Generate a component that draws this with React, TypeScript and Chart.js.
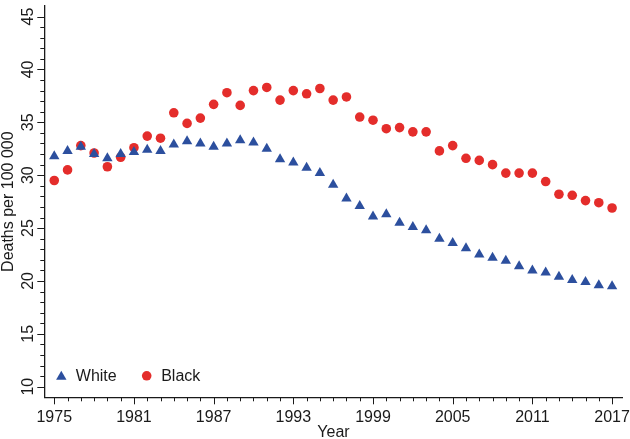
import React, { useEffect, useRef } from 'react';
import { Chart, registerables } from 'chart.js';

Chart.register(...registerables);

const years = [
  1975, 1976, 1977, 1978, 1979, 1980, 1981, 1982, 1983, 1984, 1985, 1986, 1987, 1988, 1989,
  1990, 1991, 1992, 1993, 1994, 1995, 1996, 1997, 1998, 1999, 2000, 2001, 2002, 2003, 2004,
  2005, 2006, 2007, 2008, 2009, 2010, 2011, 2012, 2013, 2014, 2015, 2016, 2017,
];

const whiteRates = [
  31.8, 32.3, 32.7, 32.0, 31.6, 32.0, 32.2, 32.4, 32.3, 32.9, 33.2, 33.0, 32.7, 33.0, 33.3,
  33.1, 32.5, 31.5, 31.2, 30.7, 30.2, 29.1, 27.8, 27.1, 26.1, 26.3, 25.5, 25.1, 24.8, 24.0,
  23.6, 23.1, 22.5, 22.2, 21.9, 21.4, 21.0, 20.8, 20.4, 20.1, 19.9, 19.6, 19.5,
];

const blackRates = [
  29.5, 30.5, 32.8, 32.1, 30.8, 31.7, 32.6, 33.7, 33.5, 35.9, 34.9, 35.4, 36.7, 37.8, 36.6,
  38.0, 38.3, 37.1, 38.0, 37.7, 38.2, 37.1, 37.4, 35.5, 35.2, 34.4, 34.5, 34.1, 34.1, 32.3,
  32.8, 31.6, 31.4, 31.0, 30.2, 30.2, 30.2, 29.4, 28.2, 28.1, 27.6, 27.4, 26.9,
];

const xTickYears = [1975, 1981, 1987, 1993, 1999, 2005, 2011, 2017];
const yTickValues = [10, 15, 20, 25, 30, 35, 40, 45];
const seriesLabels = ['White', 'Black'];

const BLUE = '#2c4f9e';
const RED = '#e42d2b';
const INK = '#1a1a1a';
const FONT = "'Liberation Sans', Arial, Helvetica, sans-serif";

const tickPlugin = {
  id: 'minorMajorTicks',
  afterDraw(chart: any) {
    const ctx = chart.ctx;
    const xs = chart.scales.x;
    const ys = chart.scales.y;
    const area = chart.chartArea;
    ctx.save();
    ctx.strokeStyle = INK;
    ctx.lineWidth = 1;
    for (let v = yTickValues[0]; v <= yTickValues[yTickValues.length - 1]; v++) {
      const py = Math.round(ys.getPixelForValue(v)) + 0.5;
      const len = v % 5 === 0 ? 7 : 4;
      ctx.beginPath();
      ctx.moveTo(area.left, py);
      ctx.lineTo(area.left - len, py);
      ctx.stroke();
    }
    for (let yr = years[0]; yr <= years[years.length - 1]; yr++) {
      const px = Math.round(xs.getPixelForValue(yr)) + 0.5;
      const len = xTickYears.includes(yr) ? 7 : 4;
      ctx.beginPath();
      ctx.moveTo(px, area.bottom);
      ctx.lineTo(px, area.bottom + len);
      ctx.stroke();
    }
    ctx.restore();
  },
};

const legendPlugin = {
  id: 'insideLegend',
  afterDraw(chart: any) {
    const ctx = chart.ctx;
    const area = chart.chartArea;
    const cy = area.bottom - 21.5;
    ctx.save();
    ctx.font = `16px ${FONT}`;
    ctx.textBaseline = 'middle';
    ctx.textAlign = 'left';
    let x = area.left + 17;
    chart.data.datasets.forEach((ds: any) => {
      ctx.fillStyle = ds.backgroundColor;
      ctx.beginPath();
      if (ds.pointStyle === 'triangle') {
        const r = 6;
        ctx.moveTo(x, cy - r + 1);
        ctx.lineTo(x + r * 0.866, cy + r * 0.5 + 1);
        ctx.lineTo(x - r * 0.866, cy + r * 0.5 + 1);
        ctx.closePath();
      } else {
        ctx.arc(x, cy, 4.8, 0, Math.PI * 2);
      }
      ctx.fill();
      ctx.fillStyle = INK;
      const tx = x + 14.5;
      ctx.fillText(ds.label, tx, cy + 1);
      x = tx + ctx.measureText(ds.label).width + 30;
    });
    ctx.restore();
  },
};

export default function App() {
  const canvasRef = useRef<HTMLCanvasElement | null>(null);

  useEffect(() => {
    const canvas = canvasRef.current;
    if (!canvas) return;
    Chart.defaults.font.family = FONT;
    Chart.defaults.color = INK;

    const chart = new Chart(canvas, {
      type: 'scatter',
      data: {
        datasets: [
          {
            label: seriesLabels[0],
            data: years.map((yr, i) => ({ x: yr, y: whiteRates[i] })),
            pointStyle: 'triangle',
            pointRadius: 6,
            backgroundColor: BLUE,
            borderColor: BLUE,
            borderWidth: 0,
          },
          {
            label: seriesLabels[1],
            data: years.map((yr, i) => ({ x: yr, y: blackRates[i] })),
            pointStyle: 'circle',
            pointRadius: 4.8,
            backgroundColor: RED,
            borderColor: RED,
            borderWidth: 0,
          },
        ],
      },
      options: {
        responsive: false,
        animation: false,
        layout: { padding: { top: 0, right: 7.3, bottom: 0, left: 0 } },
        plugins: {
          legend: { display: false },
          tooltip: { enabled: false },
        },
        scales: {
          x: {
            type: 'linear',
            min: 1974.25,
            max: 2017.8,
            grid: { display: false, drawTicks: false },
            border: { display: true, color: INK, width: 1.3 },
            afterBuildTicks: (s: any) => {
              s.ticks = xTickYears.map((v) => ({ value: v }));
            },
            afterFit: (s: any) => {
              s.height = 41.7;
              s.paddingLeft = 0;
              s.paddingRight = 0;
            },
            ticks: {
              autoSkip: false,
              maxRotation: 0,
              minRotation: 0,
              padding: 11,
              color: INK,
              font: { size: 16, family: FONT },
              callback: (v: any) => String(v),
            },
            title: {
              display: true,
              text: 'Year',
              color: INK,
              font: { size: 16, family: FONT },
              padding: { top: 0, bottom: -3 },
            },
          },
          y: {
            type: 'linear',
            min: 9,
            max: 46,
            grid: { display: false, drawTicks: false },
            border: { display: true, color: INK, width: 1.3 },
            afterBuildTicks: (s: any) => {
              s.ticks = yTickValues.map((v) => ({ value: v }));
            },
            afterFit: (s: any) => {
              s.width = 44.3;
              s.paddingTop = 0;
              s.paddingBottom = 0;
            },
            ticks: {
              minRotation: 90,
              maxRotation: 90,
              crossAlign: 'center',
              padding: 7,
              color: INK,
              font: { size: 16, family: FONT },
              callback: (v: any) => String(v),
            },
            title: {
              display: true,
              text: 'Deaths per 100 000',
              color: INK,
              font: { size: 16, family: FONT },
              padding: { top: -1, bottom: 0 },
            },
          },
        },
      },
      plugins: [tickPlugin, legendPlugin],
    });

    return () => chart.destroy();
  }, []);

  return (
    <div style={{ position: 'fixed', left: 0, top: 0, width: 630, height: 439, background: '#fff' }}>
      <canvas ref={canvasRef} width={630} height={439} style={{ display: 'block' }} />
    </div>
  );
}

▬▬▬

• **Your goal**:
Every line of the data should be copied as it stands, without the images.

• **Response to the task**:
Generate a component that draws this with React, TypeScript and Chart.js.
import React, { useEffect, useRef } from 'react';
import { Chart, registerables } from 'chart.js';

Chart.register(...registerables);

const years = [
  1975, 1976, 1977, 1978, 1979, 1980, 1981, 1982, 1983, 1984, 1985, 1986, 1987, 1988, 1989,
  1990, 1991, 1992, 1993, 1994, 1995, 1996, 1997, 1998, 1999, 2000, 2001, 2002, 2003, 2004,
  2005, 2006, 2007, 2008, 2009, 2010, 2011, 2012, 2013, 2014, 2015, 2016, 2017,
];

const whiteRates = [
  31.8, 32.3, 32.7, 32.0, 31.6, 32.0, 32.2, 32.4, 32.3, 32.9, 33.2, 33.0, 32.7, 33.0, 33.3,
  33.1, 32.5, 31.5, 31.2, 30.7, 30.2, 29.1, 27.8, 27.1, 26.1, 26.3, 25.5, 25.1, 24.8, 24.0,
  23.6, 23.1, 22.5, 22.2, 21.9, 21.4, 21.0, 20.8, 20.4, 20.1, 19.9, 19.6, 19.5,
];

const blackRates = [
  29.5, 30.5, 32.8, 32.1, 30.8, 31.7, 32.6, 33.7, 33.5, 35.9, 34.9, 35.4, 36.7, 37.8, 36.6,
  38.0, 38.3, 37.1, 38.0, 37.7, 38.2, 37.1, 37.4, 35.5, 35.2, 34.4, 34.5, 34.1, 34.1, 32.3,
  32.8, 31.6, 31.4, 31.0, 30.2, 30.2, 30.2, 29.4, 28.2, 28.1, 27.6, 27.4, 26.9,
];

const xTickYears = [1975, 1981, 1987, 1993, 1999, 2005, 2011, 2017];
const yTickValues = [10, 15, 20, 25, 30, 35, 40, 45];
const seriesLabels = ['White', 'Black'];

const BLUE = '#2c4f9e';
const RED = '#e42d2b';
const INK = '#1a1a1a';
const FONT = "'Liberation Sans', Arial, Helvetica, sans-serif";

const tickPlugin = {
  id: 'minorMajorTicks',
  afterDraw(chart: any) {
    const ctx = chart.ctx;
    const xs = chart.scales.x;
    const ys = chart.scales.y;
    const area = chart.chartArea;
    ctx.save();
    ctx.strokeStyle = INK;
    ctx.lineWidth = 1;
    for (let v = yTickValues[0]; v <= yTickValues[yTickValues.length - 1]; v++) {
      const py = Math.round(ys.getPixelForValue(v)) + 0.5;
      const len = v % 5 === 0 ? 7 : 4;
      ctx.beginPath();
      ctx.moveTo(area.left, py);
      ctx.lineTo(area.left - len, py);
      ctx.stroke();
    }
    for (let yr = years[0]; yr <= years[years.length - 1]; yr++) {
      const px = Math.round(xs.getPixelForValue(yr)) + 0.5;
      const len = xTickYears.includes(yr) ? 7 : 4;
      ctx.beginPath();
      ctx.moveTo(px, area.bottom);
      ctx.lineTo(px, area.bottom + len);
      ctx.stroke();
    }
    ctx.restore();
  },
};

const legendPlugin = {
  id: 'insideLegend',
  afterDraw(chart: any) {
    const ctx = chart.ctx;
    const area = chart.chartArea;
    const cy = area.bottom - 21.5;
    ctx.save();
    ctx.font = `16px ${FONT}`;
    ctx.textBaseline = 'middle';
    ctx.textAlign = 'left';
    let x = area.left + 17;
    chart.data.datasets.forEach((ds: any) => {
      ctx.fillStyle = ds.backgroundColor;
      ctx.beginPath();
      if (ds.pointStyle === 'triangle') {
        const r = 6;
        ctx.moveTo(x, cy - r + 1);
        ctx.lineTo(x + r * 0.866, cy + r * 0.5 + 1);
        ctx.lineTo(x - r * 0.866, cy + r * 0.5 + 1);
        ctx.closePath();
      } else {
        ctx.arc(x, cy, 4.8, 0, Math.PI * 2);
      }
      ctx.fill();
      ctx.fillStyle = INK;
      const tx = x + 14.5;
      ctx.fillText(ds.label, tx, cy + 1);
      x = tx + ctx.measureText(ds.label).width + 30;
    });
    ctx.restore();
  },
};

export default function App() {
  const canvasRef = useRef<HTMLCanvasElement | null>(null);

  useEffect(() => {
    const canvas = canvasRef.current;
    if (!canvas) return;
    Chart.defaults.font.family = FONT;
    Chart.defaults.color = INK;

    const chart = new Chart(canvas, {
      type: 'scatter',
      data: {
        datasets: [
          {
            label: seriesLabels[0],
            data: years.map((yr, i) => ({ x: yr, y: whiteRates[i] })),
            pointStyle: 'triangle',
            pointRadius: 6,
            backgroundColor: BLUE,
            borderColor: BLUE,
            borderWidth: 0,
          },
          {
            label: seriesLabels[1],
            data: years.map((yr, i) => ({ x: yr, y: blackRates[i] })),
            pointStyle: 'circle',
            pointRadius: 4.8,
            backgroundColor: RED,
            borderColor: RED,
            borderWidth: 0,
          },
        ],
      },
      options: {
        responsive: false,
        animation: false,
        layout: { padding: { top: 0, right: 7.3, bottom: 0, left: 0 } },
        plugins: {
          legend: { display: false },
          tooltip: { enabled: false },
        },
        scales: {
          x: {
            type: 'linear',
            min: 1974.25,
            max: 2017.8,
            grid: { display: false, drawTicks: false },
            border: { display: true, color: INK, width: 1.3 },
            afterBuildTicks: (s: any) => {
              s.ticks = xTickYears.map((v) => ({ value: v }));
            },
            afterFit: (s: any) => {
              s.height = 41.7;
              s.paddingLeft = 0;
              s.paddingRight = 0;
            },
            ticks: {
              autoSkip: false,
              maxRotation: 0,
              minRotation: 0,
              padding: 11,
              color: INK,
              font: { size: 16, family: FONT },
              callback: (v: any) => String(v),
            },
            title: {
              display: true,
              text: 'Year',
              color: INK,
              font: { size: 16, family: FONT },
              padding: { top: 0, bottom: -3 },
            },
          },
          y: {
            type: 'linear',
            min: 9,
            max: 46,
            grid: { display: false, drawTicks: false },
            border: { display: true, color: INK, width: 1.3 },
            afterBuildTicks: (s: any) => {
              s.ticks = yTickValues.map((v) => ({ value: v }));
            },
            afterFit: (s: any) => {
              s.width = 44.3;
              s.paddingTop = 0;
              s.paddingBottom = 0;
            },
            ticks: {
              minRotation: 90,
              maxRotation: 90,
              crossAlign: 'center',
              padding: 7,
              color: INK,
              font: { size: 16, family: FONT },
              callback: (v: any) => String(v),
            },
            title: {
              display: true,
              text: 'Deaths per 100 000',
              color: INK,
              font: { size: 16, family: FONT },
              padding: { top: -1, bottom: 0 },
            },
          },
        },
      },
      plugins: [tickPlugin, legendPlugin],
    });

    return () => chart.destroy();
  }, []);

  return (
    <div style={{ position: 'fixed', left: 0, top: 0, width: 630, height: 439, background: '#fff' }}>
      <canvas ref={canvasRef} width={630} height={439} style={{ display: 'block' }} />
    </div>
  );
}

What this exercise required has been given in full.